▶ [DO THIS]:
Transcribe the material exactly. Images do not belong in the copy.

▶ [DATASET SECTION]:

>>>

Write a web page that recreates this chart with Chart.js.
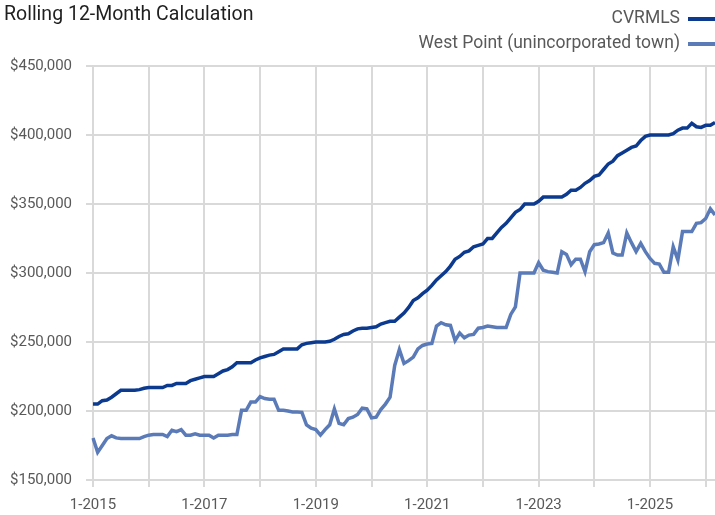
<!DOCTYPE html>
<html>
<head>
<meta charset="utf-8">
<script src="https://cdn.jsdelivr.net/npm/chart.js@4/dist/chart.umd.min.js"></script>
<style>
  html, body { margin: 0; padding: 0; background: #fff; }
  #wrap { width: 715px; height: 515px; }
</style>
</head>
<body>
<div id="wrap"><canvas id="chart" width="715" height="515"></canvas></div>
<script>
// Monthly labels, 1-2015 .. 3-2026
const months = [];
for (let y = 2015; y <= 2026; y++) {
  for (let m = 1; m <= 12; m++) {
    if (y === 2026 && m > 3) break;
    months.push(`${m}-${y}`);
  }
}

// Rolling 12-month values
const cvrmls = [
  205000, 205000, 207500, 208000, 210000, 212500, 215000, 215000, 215000, 215000, 215500, 216500,
  217000, 217000, 217000, 217000, 218500, 218500, 220000, 220000, 220000, 222000, 223000, 224000,
  225000, 225000, 225000, 227000, 229000, 230000, 232000, 235000, 235000, 235000, 235000, 237000,
  238500, 239500, 240500, 241000, 243000, 245000, 245000, 245000, 245000, 248000, 249000, 249500,
  250000, 250000, 250000, 250500, 252000, 254000, 255500, 256000, 258000, 259500, 260000, 260000,
  260500, 261000, 263000, 264000, 265000, 265000, 268000, 271000, 275000, 280000, 282000, 285000,
  287500, 291000, 295000, 298000, 301000, 305000, 310000, 312000, 315000, 316000, 319000, 320000,
  321000, 325000, 325000, 329000, 333000, 336000, 340000, 344000, 346000, 350000, 350000, 350000,
  352000, 355000, 355000, 355000, 355000, 355000, 357000, 360000, 360000, 362000, 365000, 367000,
  370000, 371000, 375000, 379000, 381000, 385000, 387000, 389000, 391000, 392000, 396000, 399000,
  400000, 400000, 400000, 400000, 400000, 401000, 403500, 405000, 405000, 408500, 406000, 405500,
  407000, 407000, 409000
];

const westPoint = [
  180500, 170000, 175000, 180000, 182000, 180500, 180000, 180000, 180000, 180000, 180000, 181500,
  182500, 183000, 183000, 183000, 181500, 186000, 185000, 186500, 182500, 182500, 183500, 182500,
  182500, 182500, 180500, 182500, 182500, 182500, 183000, 183000, 200500, 200500, 206500, 206500,
  210400, 209000, 208500, 208500, 200500, 200500, 200000, 199300, 199300, 199000, 190000, 187500,
  186500, 182500, 186500, 190000, 201500, 191000, 190000, 194500, 195500, 197500, 202000, 201500,
  195000, 195500, 201000, 205000, 210000, 233000, 244500, 234500, 236500, 239000, 245000, 247500,
  248500, 249000, 261500, 264000, 262500, 262000, 251000, 256500, 253000, 255000, 255500, 260000,
  260500, 261500, 261000, 260500, 260500, 260500, 270000, 275500, 300000, 300000, 300000, 300000,
  307500, 302000, 301000, 300500, 300000, 315400, 313500, 306000, 310000, 310000, 301000, 315400,
  320500, 321000, 322000, 329000, 314500, 313000, 313000, 329000, 322000, 315500, 321500, 315500,
  310500, 307000, 306500, 300500, 300500, 319000, 309500, 330000, 330000, 330000, 336000, 336500,
  339500, 346500, 342000
];

const yTicks = [150000, 200000, 250000, 300000, 350000, 400000, 450000];

const FONT = 'Roboto, "Liberation Sans", sans-serif';
const GRID = '#d9d9d9';
const TEXT = '#595959';

// Titre + légende à droite (texte puis trait)
const headerPlugin = {
  id: 'header',
  afterDraw(chart) {
    const ctx = chart.ctx;
    ctx.save();
    ctx.fillStyle = '#1f1f1f';
    ctx.font = `19.5px ${FONT}`;
    ctx.textAlign = 'left';
    ctx.textBaseline = 'alphabetic';
    ctx.fillText('Rolling 12-Month Calculation', 4, 20);

    const rows = [{ y: 19 }, { y: 44 }];
    ctx.font = `17.5px ${FONT}`;
    ctx.textAlign = 'right';
    ctx.textBaseline = 'middle';
    chart.data.datasets.forEach((ds, i) => {
      const y = rows[i].y;
      ctx.fillStyle = TEXT;
      ctx.fillText(ds.label, 680, y);
      ctx.strokeStyle = ds.borderColor;
      ctx.lineWidth = 4;
      ctx.beginPath();
      ctx.moveTo(688, y);
      ctx.lineTo(716, y);
      ctx.stroke();
    });
    ctx.restore();
  }
};

new Chart(document.getElementById('chart'), {
  type: 'line',
  data: {
    labels: months,
    datasets: [
      { label: 'CVRMLS', data: cvrmls, borderColor: '#0b3a8e', borderWidth: 3.5,
        pointRadius: 0, tension: 0 },
      { label: 'West Point (unincorporated town)', data: westPoint, borderColor: '#5b7bb8',
        borderWidth: 3.5, pointRadius: 0, tension: 0 }
    ]
  },
  options: {
    responsive: false,
    animation: false,
    devicePixelRatio: 1,
    layout: { padding: { top: 66, right: 0, left: 0, bottom: 0 } },
    plugins: {
      legend: { display: false },
      title: { display: false },
      tooltip: { enabled: false }
    },
    scales: {
      x: {
        type: 'category',
        offset: false,
        afterFit: s => { s.height = 35; s.paddingLeft = 0; s.paddingRight = 0; },
        border: { display: false },
        grid: {
          color: c => (c.index % 12 === 0 ? GRID : 'rgba(0,0,0,0)'),
          tickColor: c => (c.index % 12 === 0 ? GRID : 'rgba(0,0,0,0)'),
          lineWidth: 2,
          tickLength: 7
        },
        ticks: {
          autoSkip: false,
          maxRotation: 0,
          minRotation: 0,
          padding: 9,
          color: TEXT,
          font: { family: FONT, size: 15 },
          callback: (v, i) => (i % 24 === 0 ? months[i] : '')
        }
      },
      y: {
        min: 150000,
        max: 450000,
        afterFit: s => { s.width = 93; },
        afterBuildTicks: s => { s.ticks = yTicks.map(v => ({ value: v })); },
        border: { display: false },
        grid: { color: GRID, lineWidth: 2, tickLength: 7 },
        ticks: {
          padding: 14,
          color: TEXT,
          font: { family: FONT, size: 15 },
          callback: v => '$' + v.toLocaleString('en-US')
        }
      }
    }
  },
  plugins: [headerPlugin]
});
</script>
</body>
</html>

<<<

▶ [ANSWER TO THIS EXERCISE]:
Write a web page that recreates this chart with Chart.js.
<!DOCTYPE html>
<html>
<head>
<meta charset="utf-8">
<script src="https://cdn.jsdelivr.net/npm/chart.js@4/dist/chart.umd.min.js"></script>
<style>
  html, body { margin: 0; padding: 0; background: #fff; }
  #wrap { width: 715px; height: 515px; }
</style>
</head>
<body>
<div id="wrap"><canvas id="chart" width="715" height="515"></canvas></div>
<script>
// Monthly labels, 1-2015 .. 3-2026
const months = [];
for (let y = 2015; y <= 2026; y++) {
  for (let m = 1; m <= 12; m++) {
    if (y === 2026 && m > 3) break;
    months.push(`${m}-${y}`);
  }
}

// Rolling 12-month values
const cvrmls = [
  205000, 205000, 207500, 208000, 210000, 212500, 215000, 215000, 215000, 215000, 215500, 216500,
  217000, 217000, 217000, 217000, 218500, 218500, 220000, 220000, 220000, 222000, 223000, 224000,
  225000, 225000, 225000, 227000, 229000, 230000, 232000, 235000, 235000, 235000, 235000, 237000,
  238500, 239500, 240500, 241000, 243000, 245000, 245000, 245000, 245000, 248000, 249000, 249500,
  250000, 250000, 250000, 250500, 252000, 254000, 255500, 256000, 258000, 259500, 260000, 260000,
  260500, 261000, 263000, 264000, 265000, 265000, 268000, 271000, 275000, 280000, 282000, 285000,
  287500, 291000, 295000, 298000, 301000, 305000, 310000, 312000, 315000, 316000, 319000, 320000,
  321000, 325000, 325000, 329000, 333000, 336000, 340000, 344000, 346000, 350000, 350000, 350000,
  352000, 355000, 355000, 355000, 355000, 355000, 357000, 360000, 360000, 362000, 365000, 367000,
  370000, 371000, 375000, 379000, 381000, 385000, 387000, 389000, 391000, 392000, 396000, 399000,
  400000, 400000, 400000, 400000, 400000, 401000, 403500, 405000, 405000, 408500, 406000, 405500,
  407000, 407000, 409000
];

const westPoint = [
  180500, 170000, 175000, 180000, 182000, 180500, 180000, 180000, 180000, 180000, 180000, 181500,
  182500, 183000, 183000, 183000, 181500, 186000, 185000, 186500, 182500, 182500, 183500, 182500,
  182500, 182500, 180500, 182500, 182500, 182500, 183000, 183000, 200500, 200500, 206500, 206500,
  210400, 209000, 208500, 208500, 200500, 200500, 200000, 199300, 199300, 199000, 190000, 187500,
  186500, 182500, 186500, 190000, 201500, 191000, 190000, 194500, 195500, 197500, 202000, 201500,
  195000, 195500, 201000, 205000, 210000, 233000, 244500, 234500, 236500, 239000, 245000, 247500,
  248500, 249000, 261500, 264000, 262500, 262000, 251000, 256500, 253000, 255000, 255500, 260000,
  260500, 261500, 261000, 260500, 260500, 260500, 270000, 275500, 300000, 300000, 300000, 300000,
  307500, 302000, 301000, 300500, 300000, 315400, 313500, 306000, 310000, 310000, 301000, 315400,
  320500, 321000, 322000, 329000, 314500, 313000, 313000, 329000, 322000, 315500, 321500, 315500,
  310500, 307000, 306500, 300500, 300500, 319000, 309500, 330000, 330000, 330000, 336000, 336500,
  339500, 346500, 342000
];

const yTicks = [150000, 200000, 250000, 300000, 350000, 400000, 450000];

const FONT = 'Roboto, "Liberation Sans", sans-serif';
const GRID = '#d9d9d9';
const TEXT = '#595959';

// Titre + légende à droite (texte puis trait)
const headerPlugin = {
  id: 'header',
  afterDraw(chart) {
    const ctx = chart.ctx;
    ctx.save();
    ctx.fillStyle = '#1f1f1f';
    ctx.font = `19.5px ${FONT}`;
    ctx.textAlign = 'left';
    ctx.textBaseline = 'alphabetic';
    ctx.fillText('Rolling 12-Month Calculation', 4, 20);

    const rows = [{ y: 19 }, { y: 44 }];
    ctx.font = `17.5px ${FONT}`;
    ctx.textAlign = 'right';
    ctx.textBaseline = 'middle';
    chart.data.datasets.forEach((ds, i) => {
      const y = rows[i].y;
      ctx.fillStyle = TEXT;
      ctx.fillText(ds.label, 680, y);
      ctx.strokeStyle = ds.borderColor;
      ctx.lineWidth = 4;
      ctx.beginPath();
      ctx.moveTo(688, y);
      ctx.lineTo(716, y);
      ctx.stroke();
    });
    ctx.restore();
  }
};

new Chart(document.getElementById('chart'), {
  type: 'line',
  data: {
    labels: months,
    datasets: [
      { label: 'CVRMLS', data: cvrmls, borderColor: '#0b3a8e', borderWidth: 3.5,
        pointRadius: 0, tension: 0 },
      { label: 'West Point (unincorporated town)', data: westPoint, borderColor: '#5b7bb8',
        borderWidth: 3.5, pointRadius: 0, tension: 0 }
    ]
  },
  options: {
    responsive: false,
    animation: false,
    devicePixelRatio: 1,
    layout: { padding: { top: 66, right: 0, left: 0, bottom: 0 } },
    plugins: {
      legend: { display: false },
      title: { display: false },
      tooltip: { enabled: false }
    },
    scales: {
      x: {
        type: 'category',
        offset: false,
        afterFit: s => { s.height = 35; s.paddingLeft = 0; s.paddingRight = 0; },
        border: { display: false },
        grid: {
          color: c => (c.index % 12 === 0 ? GRID : 'rgba(0,0,0,0)'),
          tickColor: c => (c.index % 12 === 0 ? GRID : 'rgba(0,0,0,0)'),
          lineWidth: 2,
          tickLength: 7
        },
        ticks: {
          autoSkip: false,
          maxRotation: 0,
          minRotation: 0,
          padding: 9,
          color: TEXT,
          font: { family: FONT, size: 15 },
          callback: (v, i) => (i % 24 === 0 ? months[i] : '')
        }
      },
      y: {
        min: 150000,
        max: 450000,
        afterFit: s => { s.width = 93; },
        afterBuildTicks: s => { s.ticks = yTicks.map(v => ({ value: v })); },
        border: { display: false },
        grid: { color: GRID, lineWidth: 2, tickLength: 7 },
        ticks: {
          padding: 14,
          color: TEXT,
          font: { family: FONT, size: 15 },
          callback: v => '$' + v.toLocaleString('en-US')
        }
      }
    }
  },
  plugins: [headerPlugin]
});
</script>
</body>
</html>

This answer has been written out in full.